This may be screenwriter Angela Pell’s first screenplay, but apart from the odd tonal stumble you’d be hard-pushed to tell. By calling on her own bittersweet experience as a parent of an autistic child, she crafts a touching, redemptive and frequently laugh-out-loud study of acceptance, grief and the beauty found in the small things in life. The real draw here is the acting pedigree of the two leads. Rickman and Weaver both remind us how good they are, while director Marc Evans – capturing both intimate character beats and the glacial beauty of Canada – proves his versatility: this is a world away from My Little Eye.
Rickman fleshes out his trademark laconic apathy with careful nuances as a recently-released jailbird weighed down with guilt from two senseless deaths. “I don’t have baggage, I have haulage,” he tells Linda’s neighbour Maggie (Carrie-Anne Moss) as he begins a tender affair with her, and it’s evident in his every shrinking move – his usual brittle delivery softened to a cadence of exasperation, equal parts comedy and sadness. When a chirpy shop assistant tells him his choice of glasses makes him look like a serial killer, his “Thank you” is so funny you wonder how he managed to be so inventive with just two words, while the initial interchanges between him and Linda are densely layered with shattering awkwardness and remorse.
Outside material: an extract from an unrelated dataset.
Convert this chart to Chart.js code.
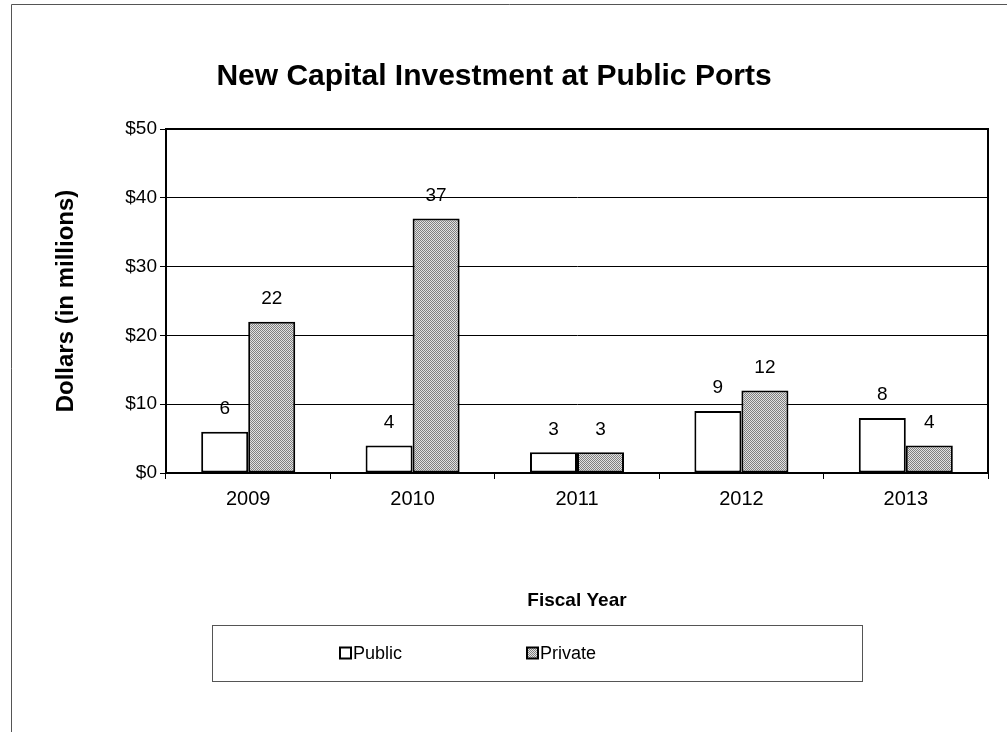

It is, of course, inevitable that his stoicism melts along with the roadside drifts in the face of Linda’s childlike delight, but it’s a pleasure to see Rickman’s practiced schtick thaw enough to allow real characterisation to show through. Weaver, meanwhile, manages to play a potentially showy role with welcome subtlety. She’s great when barking out Linda’s observations on life (“An orgasm sounds like an inferior version of what I feel when I have a mouthful of snow”), gleefully bouncing on a trampoline or showing her alienation from the community at a funeral wake. It’s a performance free of both vanity and cliché, that in a bigger, studio-backed picture might trouble Oscar. As it is, the actors may simply have to settle for the satisfaction of making an audience feel.
A powerful and tender two-hander, with Rickman showing his worth outside Hogwarts and Weaver making the 'alien' understandable.